(Source code of charts)
--- begin ---
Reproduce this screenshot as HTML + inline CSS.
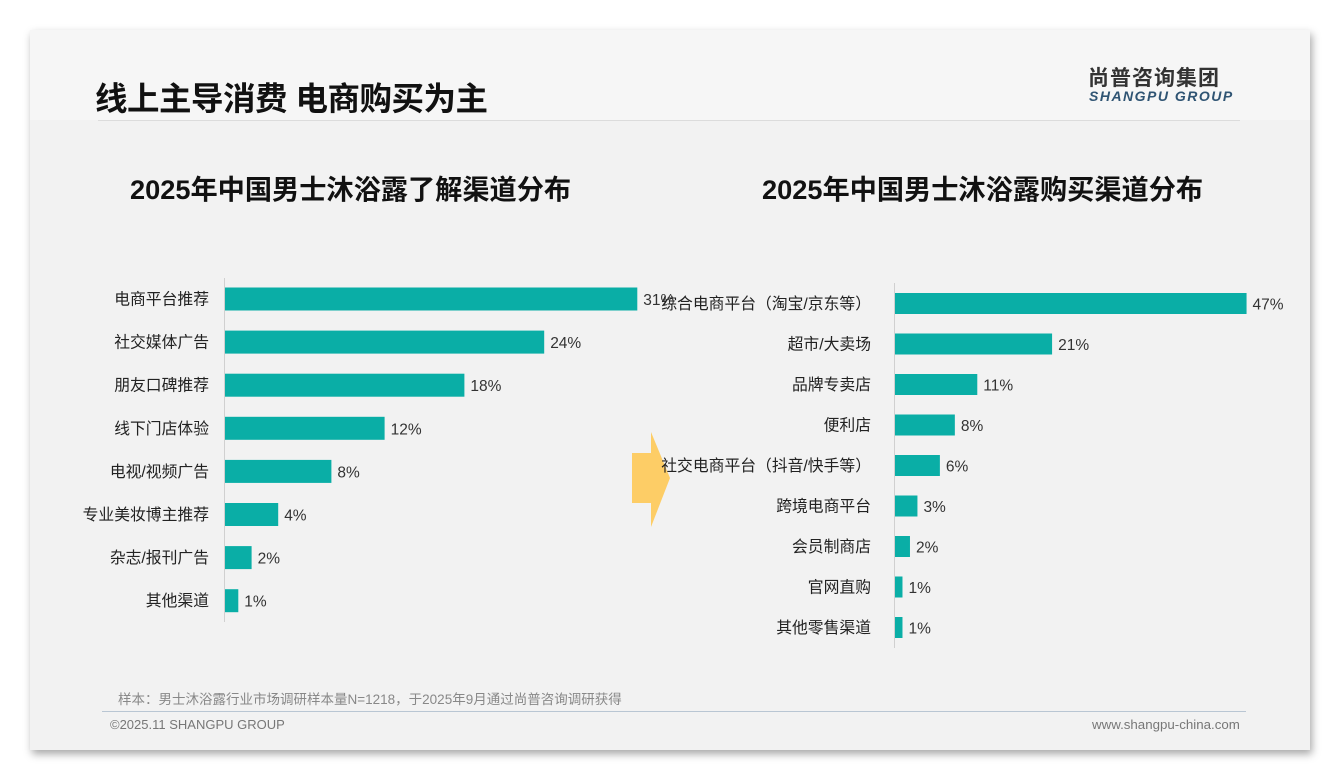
<!DOCTYPE html>
<html><head><meta charset="utf-8">
<style>
body{margin:0;width:1340px;height:780px;background:#fff;font-family:"Liberation Sans","Noto Sans CJK SC",sans-serif;position:relative;overflow:hidden}
.card{position:absolute;left:30px;top:30px;width:1280px;height:720px;background:#f2f2f2;box-shadow:2px 4px 8px rgba(0,0,0,0.35)}
.hdr{position:absolute;left:0;top:0;width:1280px;height:90px;background:#f6f6f6}
.abs{position:absolute;white-space:nowrap}
</style></head><body>
<div class="card">
<div class="hdr"></div>
</div>
<div class="abs" style="left:95px;top:73px;font-size:32.5px;font-weight:bold;color:#111;letter-spacing:-0.5px">线上主导消费 电商购买为主</div>
<div class="abs" style="left:1088px;top:62px;font-size:21px;font-weight:bold;color:#333;letter-spacing:1px">尚普咨询集团</div>
<div class="abs" style="left:1089px;top:88px;font-size:14px;font-weight:bold;font-style:italic;color:#2f5473;letter-spacing:1.5px">SHANGPU GROUP</div>
<div class="abs" style="left:98px;top:120px;width:1142px;height:1px;background:#dcdcdc"></div>
<div class="abs" style="left:130px;top:167px;font-size:27.2px;font-weight:bold;color:#111">2025年中国男士沐浴露了解渠道分布</div>
<div class="abs" style="left:762px;top:167px;font-size:27.2px;font-weight:bold;color:#111">2025年中国男士沐浴露购买渠道分布</div>
<svg class="abs" style="left:0;top:0" width="1340" height="780">
<polygon points="632,453 651,453 651,432 670,478 651,527 651,503 632,503" fill="#fdcd66"/>
<g id="left"></g><g id="right"></g>
</svg>
<div class="abs" style="left:118px;top:688px;font-size:13.5px;color:#888">样本：男士沐浴露行业市场调研样本量N=1218，于2025年9月通过尚普咨询调研获得</div>
<div class="abs" style="left:102px;top:711px;width:1144px;height:1px;background:#b9c6d3"></div>
<div class="abs" style="left:110px;top:717px;font-size:13px;color:#777">©2025.11 SHANGPU GROUP</div>
<div class="abs" style="left:1092px;top:717px;font-size:13.3px;color:#777">www.shangpu-china.com</div>
<script>
const leftCats=["电商平台推荐","社交媒体广告","朋友口碑推荐","线下门店体验","电视/视频广告","专业美妆博主推荐","杂志/报刊广告","其他渠道"];
const leftVals=[31,24,18,12,8,4,2,1];
const rightCats=["综合电商平台（淘宝/京东等）","超市/大卖场","品牌专卖店","便利店","社交电商平台（抖音/快手等）","跨境电商平台","会员制商店","官网直购","其他零售渠道"];
const rightVals=[47,21,11,8,6,3,2,1,1];
const NS="http://www.w3.org/2000/svg";
function mk(t,a,p){const e=document.createElementNS(NS,t);for(const k in a)e.setAttribute(k,a[k]);p.appendChild(e);return e;}
function draw(g,cats,vals,x0,xs,y0,pitch,bh,top,bottom,labelX){
  const xScale=v=>x0+v*xs, yScale=i=>y0+i*pitch;
  const ax=mk('line',{x1:x0-0.5,x2:x0-0.5,y1:top,y2:bottom,stroke:'#d0d0d0','stroke-width':1},g);
  
  cats.forEach((c,i)=>{
    const y=yScale(i);
    const r=mk('rect',{x:x0,y:y-bh/2,width:xScale(vals[i])-x0,height:bh,fill:'#0aaea6'},g);
    
    const l=mk('text',{x:labelX,y:y+5.5,'text-anchor':'end','font-size':15.8,fill:'#222'},g);l.textContent=c;
    
    const v=mk('text',{x:xScale(vals[i])+6,y:y+6,'font-size':15.5,fill:'#333'},g);v.textContent=vals[i]+'%';
    
  });
}
draw(document.getElementById('left'),leftCats,leftVals,225,13.3,299,43.1,23,278,622,209);
draw(document.getElementById('right'),rightCats,rightVals,895,7.48,303.5,40.5,21,283,648,871);
</script>
</body></html>
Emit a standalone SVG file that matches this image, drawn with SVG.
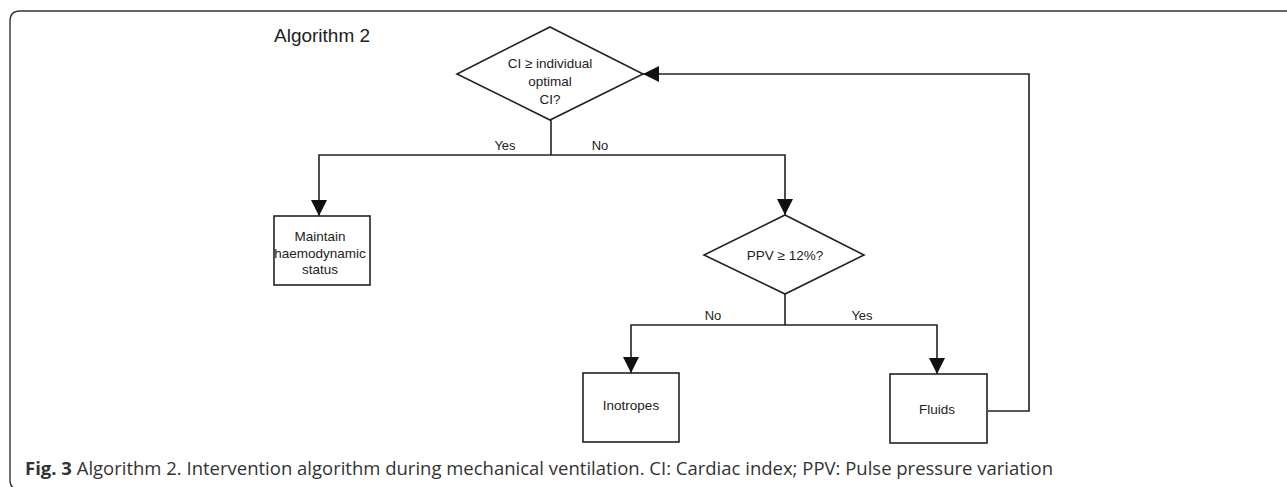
<svg xmlns="http://www.w3.org/2000/svg" width="1287" height="487" viewBox="0 0 1287 487">
<style>
.shape{fill:#fff;stroke:#222;stroke-width:1.6}
.line{fill:none;stroke:#222;stroke-width:1.6}
.t{font-family:"Liberation Sans",Arial,sans-serif;font-size:13.5px;fill:#222;text-anchor:middle}
.lbl{font-family:"Liberation Sans",Arial,sans-serif;font-size:13px;fill:#222;text-anchor:middle}
.cap{font-family:"Open Sans","Liberation Sans",sans-serif;font-size:18px;fill:#333}
</style>
<defs>
<marker id="arr" viewBox="0 0 16 16" refX="16" refY="8" markerWidth="16" markerHeight="16" markerUnits="userSpaceOnUse" orient="auto">
<path d="M0,0 L16,8 L0,16 Z" fill="#111"/>
</marker>
</defs>
<path d="M13,487 Q10,486 10,480 V21 Q10,11 20,11 H1287" fill="none" stroke="#333" stroke-width="1.4"/>
<text x="274" y="42" font-family="Liberation Sans,Arial,sans-serif" font-size="19" fill="#222">Algorithm 2</text>
<g id="connectors">
<path class="line" d="M551,120 V155"/>
<path class="line" d="M551,155 H319 V216" marker-end="url(#arr)"/>
<path class="line" d="M551,155 H785 V215" marker-end="url(#arr)"/>
<path class="line" d="M785,294 V325"/>
<path class="line" d="M785,325 H631 V373" marker-end="url(#arr)"/>
<path class="line" d="M785,325 H937 V374" marker-end="url(#arr)"/>
<path class="line" d="M988,411 H1029 V74 H643" marker-end="url(#arr)"/>
<text class="lbl" x="505" y="150">Yes</text>
<text class="lbl" x="600" y="150">No</text>
<text class="lbl" x="713" y="320">No</text>
<text class="lbl" x="862" y="320">Yes</text>
</g>
<g id="d1">
<polygon class="shape" points="550,27 643,74 550,120 457,74"/>
<text class="t" x="550" y="68">CI ≥ individual</text>
<text class="t" x="550" y="86">optimal</text>
<text class="t" x="550" y="104">CI?</text>
</g>
<g id="maintain">
<rect class="shape" x="274" y="216" width="96" height="69"/>
<text class="t" x="320" y="241">Maintain</text>
<text class="t" x="320" y="258">haemodynamic</text>
<text class="t" x="320" y="274">status</text>
</g>
<g id="d2">
<polygon class="shape" points="785,215 864,255 785,294 704,255"/>
<text class="t" x="785" y="260">PPV ≥ 12%?</text>
</g>
<g id="inotropes">
<rect class="shape" x="583" y="373" width="96" height="69"/>
<text class="t" x="631" y="410">Inotropes</text>
</g>
<g id="fluids">
<rect class="shape" x="890" y="374" width="97" height="69"/>
<text class="t" x="937" y="414">Fluids</text>
</g>
<text class="cap" x="25" y="475" textLength="1028" lengthAdjust="spacingAndGlyphs"><tspan font-weight="bold">Fig. 3</tspan> Algorithm 2. Intervention algorithm during mechanical ventilation. CI: Cardiac index; PPV: Pulse pressure variation</text>
</svg>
--- end ---
# What to do
Keep only the lines that hold the string "this", and copy them out.

# Exercise result
Reproduce this screenshot as HTML + inline CSS.
Emit a standalone SVG file that matches this image, drawn with SVG.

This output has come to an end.